Repeat verbatim the lines from the one containing "Write a component" to the one containing "const arc = d3.arc<any>().innerRadius(0).outerRadius(R);", ends included, minus any pictures.

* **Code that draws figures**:
* * * *

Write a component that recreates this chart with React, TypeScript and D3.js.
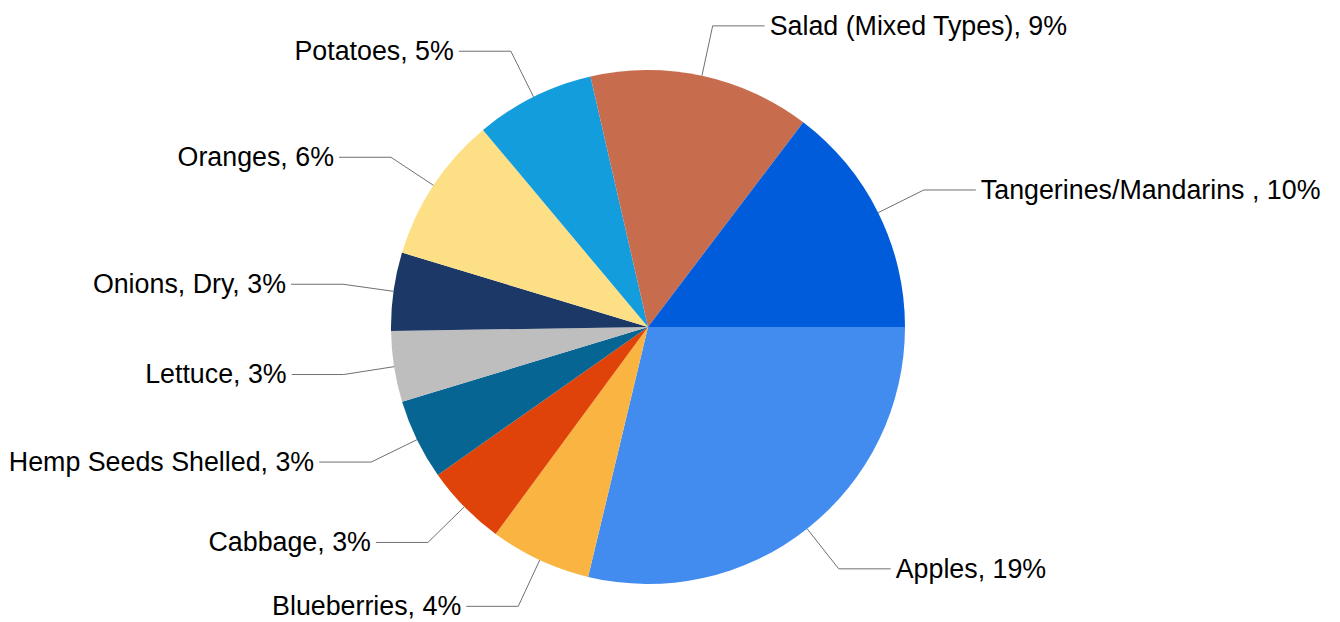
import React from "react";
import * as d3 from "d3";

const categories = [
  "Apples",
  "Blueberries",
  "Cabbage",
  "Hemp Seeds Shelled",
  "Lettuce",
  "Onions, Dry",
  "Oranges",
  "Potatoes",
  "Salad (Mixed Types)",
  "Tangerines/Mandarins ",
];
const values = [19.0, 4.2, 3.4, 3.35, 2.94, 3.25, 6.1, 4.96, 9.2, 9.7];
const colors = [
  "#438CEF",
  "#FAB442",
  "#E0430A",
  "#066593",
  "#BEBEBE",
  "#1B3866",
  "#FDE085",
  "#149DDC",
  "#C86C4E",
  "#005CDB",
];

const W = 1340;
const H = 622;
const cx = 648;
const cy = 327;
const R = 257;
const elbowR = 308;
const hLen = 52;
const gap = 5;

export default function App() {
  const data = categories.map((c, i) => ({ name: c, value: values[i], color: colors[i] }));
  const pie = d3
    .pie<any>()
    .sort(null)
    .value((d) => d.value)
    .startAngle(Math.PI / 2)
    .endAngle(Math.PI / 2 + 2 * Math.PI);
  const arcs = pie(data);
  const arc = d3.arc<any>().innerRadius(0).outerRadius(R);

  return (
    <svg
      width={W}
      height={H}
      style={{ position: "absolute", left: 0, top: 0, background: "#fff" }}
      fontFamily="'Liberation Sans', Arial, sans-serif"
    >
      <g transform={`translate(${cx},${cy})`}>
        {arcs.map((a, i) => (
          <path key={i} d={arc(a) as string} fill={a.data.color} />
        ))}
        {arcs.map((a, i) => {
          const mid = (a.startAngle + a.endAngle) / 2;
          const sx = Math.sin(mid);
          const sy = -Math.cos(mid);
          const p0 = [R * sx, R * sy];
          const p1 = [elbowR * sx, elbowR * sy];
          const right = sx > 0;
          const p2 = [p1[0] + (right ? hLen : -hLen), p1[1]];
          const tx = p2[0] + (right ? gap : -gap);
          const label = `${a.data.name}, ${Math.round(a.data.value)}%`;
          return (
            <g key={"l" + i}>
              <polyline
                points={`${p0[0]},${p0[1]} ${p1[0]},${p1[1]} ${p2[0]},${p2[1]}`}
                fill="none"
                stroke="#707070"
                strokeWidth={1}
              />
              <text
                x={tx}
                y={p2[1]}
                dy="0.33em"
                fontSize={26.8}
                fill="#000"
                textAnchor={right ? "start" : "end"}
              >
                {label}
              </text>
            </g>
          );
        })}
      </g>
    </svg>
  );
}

* * * *

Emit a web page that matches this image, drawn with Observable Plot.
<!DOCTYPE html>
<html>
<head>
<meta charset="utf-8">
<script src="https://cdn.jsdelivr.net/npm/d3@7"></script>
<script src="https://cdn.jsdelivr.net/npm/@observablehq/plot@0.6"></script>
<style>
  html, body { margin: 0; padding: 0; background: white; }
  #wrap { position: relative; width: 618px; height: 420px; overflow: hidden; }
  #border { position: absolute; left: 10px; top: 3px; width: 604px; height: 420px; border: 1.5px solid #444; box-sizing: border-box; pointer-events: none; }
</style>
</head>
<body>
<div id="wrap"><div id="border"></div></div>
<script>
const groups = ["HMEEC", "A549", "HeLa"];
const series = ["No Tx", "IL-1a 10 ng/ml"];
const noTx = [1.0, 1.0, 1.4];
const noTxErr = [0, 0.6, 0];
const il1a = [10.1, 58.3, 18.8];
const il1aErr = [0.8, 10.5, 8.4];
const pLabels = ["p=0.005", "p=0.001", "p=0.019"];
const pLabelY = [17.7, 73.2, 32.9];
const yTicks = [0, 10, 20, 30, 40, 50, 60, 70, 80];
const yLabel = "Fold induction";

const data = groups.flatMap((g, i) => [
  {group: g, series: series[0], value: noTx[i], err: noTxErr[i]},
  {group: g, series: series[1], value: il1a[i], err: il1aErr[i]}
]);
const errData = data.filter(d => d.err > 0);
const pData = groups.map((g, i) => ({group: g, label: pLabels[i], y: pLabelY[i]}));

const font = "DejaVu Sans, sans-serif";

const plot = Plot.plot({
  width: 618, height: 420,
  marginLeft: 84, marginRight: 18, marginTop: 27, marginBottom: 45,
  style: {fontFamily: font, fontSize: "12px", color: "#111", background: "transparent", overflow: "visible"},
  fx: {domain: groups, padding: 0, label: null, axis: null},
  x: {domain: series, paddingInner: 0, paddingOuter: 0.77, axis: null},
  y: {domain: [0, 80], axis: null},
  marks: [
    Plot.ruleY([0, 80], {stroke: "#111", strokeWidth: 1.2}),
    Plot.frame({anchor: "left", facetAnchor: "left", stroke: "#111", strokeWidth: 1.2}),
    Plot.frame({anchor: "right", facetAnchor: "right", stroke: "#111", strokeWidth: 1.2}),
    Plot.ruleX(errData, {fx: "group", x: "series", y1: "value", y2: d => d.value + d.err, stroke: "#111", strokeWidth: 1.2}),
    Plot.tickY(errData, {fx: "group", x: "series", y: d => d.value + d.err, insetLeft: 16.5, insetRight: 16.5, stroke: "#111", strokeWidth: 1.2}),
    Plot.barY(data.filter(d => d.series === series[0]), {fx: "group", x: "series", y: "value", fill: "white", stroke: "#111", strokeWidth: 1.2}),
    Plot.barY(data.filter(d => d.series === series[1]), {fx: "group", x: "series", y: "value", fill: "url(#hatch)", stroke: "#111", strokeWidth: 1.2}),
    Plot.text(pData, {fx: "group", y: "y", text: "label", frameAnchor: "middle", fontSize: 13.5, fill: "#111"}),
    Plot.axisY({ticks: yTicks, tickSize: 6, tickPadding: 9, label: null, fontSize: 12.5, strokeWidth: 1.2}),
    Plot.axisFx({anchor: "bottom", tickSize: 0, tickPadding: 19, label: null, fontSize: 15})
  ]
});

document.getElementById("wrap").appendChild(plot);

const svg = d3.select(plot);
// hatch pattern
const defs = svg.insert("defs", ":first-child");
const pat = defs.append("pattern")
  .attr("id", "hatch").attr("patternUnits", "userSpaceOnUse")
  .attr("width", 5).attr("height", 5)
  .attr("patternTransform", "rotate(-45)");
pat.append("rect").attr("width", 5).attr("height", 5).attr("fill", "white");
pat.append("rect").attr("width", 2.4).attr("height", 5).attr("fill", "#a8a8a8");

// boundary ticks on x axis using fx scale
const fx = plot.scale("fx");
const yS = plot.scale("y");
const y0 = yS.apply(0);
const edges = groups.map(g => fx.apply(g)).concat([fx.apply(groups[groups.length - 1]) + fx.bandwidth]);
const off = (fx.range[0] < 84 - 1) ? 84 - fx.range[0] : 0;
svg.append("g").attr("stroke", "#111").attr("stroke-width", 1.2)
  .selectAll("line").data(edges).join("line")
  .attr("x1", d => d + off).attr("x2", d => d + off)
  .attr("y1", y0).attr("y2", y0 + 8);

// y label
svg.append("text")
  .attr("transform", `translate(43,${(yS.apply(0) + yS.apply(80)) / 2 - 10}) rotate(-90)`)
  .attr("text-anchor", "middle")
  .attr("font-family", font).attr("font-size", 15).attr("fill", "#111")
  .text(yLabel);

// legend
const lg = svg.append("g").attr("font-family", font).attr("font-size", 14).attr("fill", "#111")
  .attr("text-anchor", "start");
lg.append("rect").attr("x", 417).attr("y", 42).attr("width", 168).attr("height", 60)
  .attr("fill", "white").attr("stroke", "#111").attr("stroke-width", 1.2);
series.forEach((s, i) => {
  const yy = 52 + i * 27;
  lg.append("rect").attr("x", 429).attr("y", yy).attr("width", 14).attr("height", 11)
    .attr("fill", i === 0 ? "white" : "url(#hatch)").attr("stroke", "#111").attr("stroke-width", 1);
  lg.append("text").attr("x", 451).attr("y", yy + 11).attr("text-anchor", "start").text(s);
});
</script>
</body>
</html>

* * * *

* **Final result**:
Write a component that recreates this chart with React, TypeScript and D3.js.
import React from "react";
import * as d3 from "d3";

const categories = [
  "Apples",
  "Blueberries",
  "Cabbage",
  "Hemp Seeds Shelled",
  "Lettuce",
  "Onions, Dry",
  "Oranges",
  "Potatoes",
  "Salad (Mixed Types)",
  "Tangerines/Mandarins ",
];
const values = [19.0, 4.2, 3.4, 3.35, 2.94, 3.25, 6.1, 4.96, 9.2, 9.7];
const colors = [
  "#438CEF",
  "#FAB442",
  "#E0430A",
  "#066593",
  "#BEBEBE",
  "#1B3866",
  "#FDE085",
  "#149DDC",
  "#C86C4E",
  "#005CDB",
];

const W = 1340;
const H = 622;
const cx = 648;
const cy = 327;
const R = 257;
const elbowR = 308;
const hLen = 52;
const gap = 5;

export default function App() {
  const data = categories.map((c, i) => ({ name: c, value: values[i], color: colors[i] }));
  const pie = d3
    .pie<any>()
    .sort(null)
    .value((d) => d.value)
    .startAngle(Math.PI / 2)
    .endAngle(Math.PI / 2 + 2 * Math.PI);
  const arcs = pie(data);
  const arc = d3.arc<any>().innerRadius(0).outerRadius(R);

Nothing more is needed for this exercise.